4. Bozma Sonrası Mahkeme Kararına Karşı Temyiz Yoluna Başvuranlar
Mahkemenin yukarıda belirtilen kararına karşı süresi içinde davacı vekili temyiz isteminde bulunmuştur.
5. Temyiz Nedenleri
Davacı vekili, temyiz dilekçesinde; çekişmeli taşınmazlar üzerinde uzun yıllardır davacının zilyetliğinin olduğunu, Mahkemece delillerin toplanmadığını ve bu sebeple mülkiyet hakkının ihlal edildiğini belirterek, kararın bozulmasını talep etmiştir.
6. Gerekçe
6.1. Uyuşmazlık ve Hukuki Nitelendirme
Kadastro sonucunda Kocasinan ilçesi, Eskiömerler köyü çalışma alanında bulunan 138 ada 144 ve 145 parsel sayılı 8.862,64 ve 10.391,03 metrekare yüzölçümündeki taşınmazlar, 4753 sayılı Yasa uyarınca oluşan tapu kaydına dayanılarak Hazine adına tespit ve tescil edilmişlerdir.
6.2. İlgili Hukuk
6.2.1. 4721 sayılı Türk Medeni Kanunu’nun 713/1. maddesi, "Tapu kütüğünde kayıtlı olmayan bir taşınmazı davasız ve aralıksız olarak yirmi yıl süreyle ve malik sıfatıyla zilyetliğinde bulunduran kişi, o taşınmazın tamamı, bir parçası veya bir payı üzerindeki mülkiyet hakkının tapu kütüğüne tesciline karar verilmesini isteyebilir. "
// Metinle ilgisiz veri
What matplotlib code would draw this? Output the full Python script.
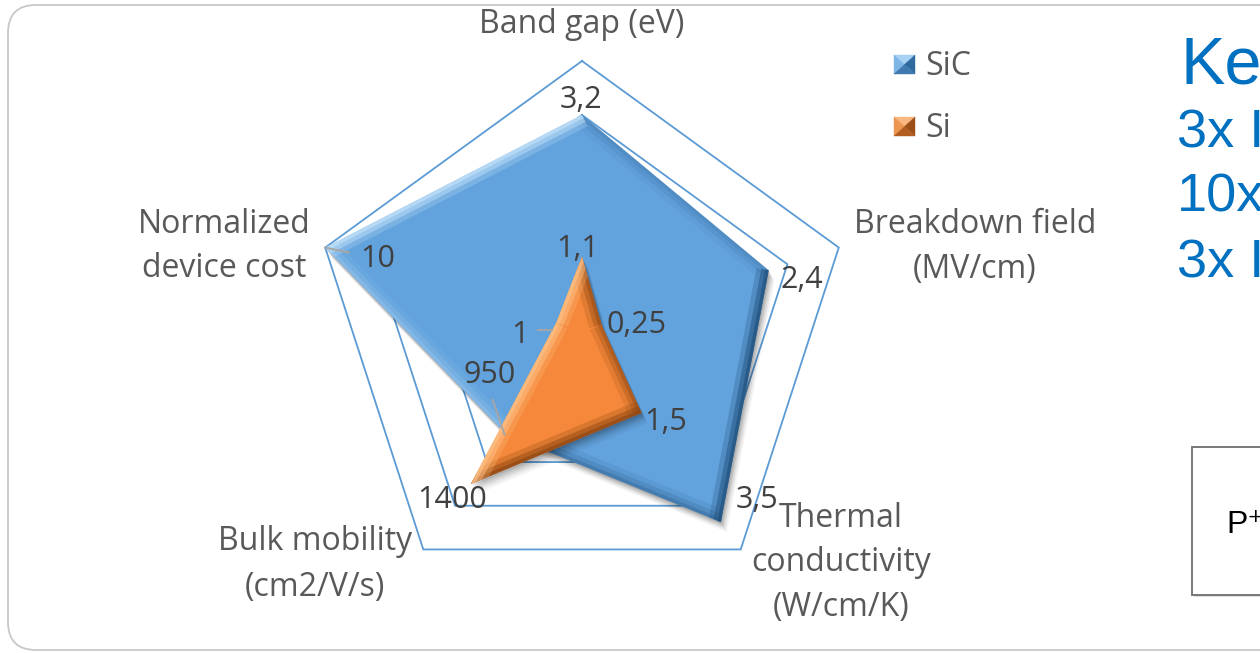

6.2.2. 3402 sayılı Kadastro Kanunu’nun 14. maddesi, "Tapuda kayıtlı olmayan ve aynı çalışma alanı içinde bulunan ve toplam yüzölçümü sulu toprakta 40, kuru toprakta 100 dönüme kadar olan (40 ve 100 dönüm dahil) bir veya birden fazla taşınmaz mal, çekişmesiz ve aralıksız en az yirmi yıldan beri malik sıfatıyla zilyetliğini belgelerle veya bilirkişi veyahut tanık beyanlarıyla ispat eden zilyedi adına tespit edilir."
6.2.3. 3402 sayılı Kadastro Kanunu’nun 17. maddesi, "–Orman sayılmayan Devletin hüküm ve tasarrufu altında bulunan ve kamu hizmetine tahsis edilmeyen araziden, masraf ve emek sarfı ile imar ve ihya edilerek tarıma elverişli hale getirilen taşınmaz mallar 14 üncü maddedeki şartlar mevcut ise imar ve ihya edenler veya halefleri adına, aksi takdirde Hazine adına tespit edilir.’’ hükümlerini içermektedir.
6.3. Değerlendirme
Dosya içeriğine, toplanan delillere göre, hükmüne uyulan bozma kararı uyarınca işlem yapılarak yazılı şekilde karar verilmesinde bir isabetsizlik bulunmamaktadır.
V. SONUÇ:
Davacı vekilinin yerinde bulunmayan temyiz itirazlarının reddiyle, usul ve yasaya ve bozma kararının gerekçelerine uygun olan hükmün ONANMASINA, aşağıda yazılı 26,30 TL onama harcının temyiz eden davacıdan alınmasına, kararın tebliğinden itibaren 15 gün içinde karar düzeltme yolu açık olmak üzere, 14/11/2022 tarihinde oy birliğiyle karar verildi.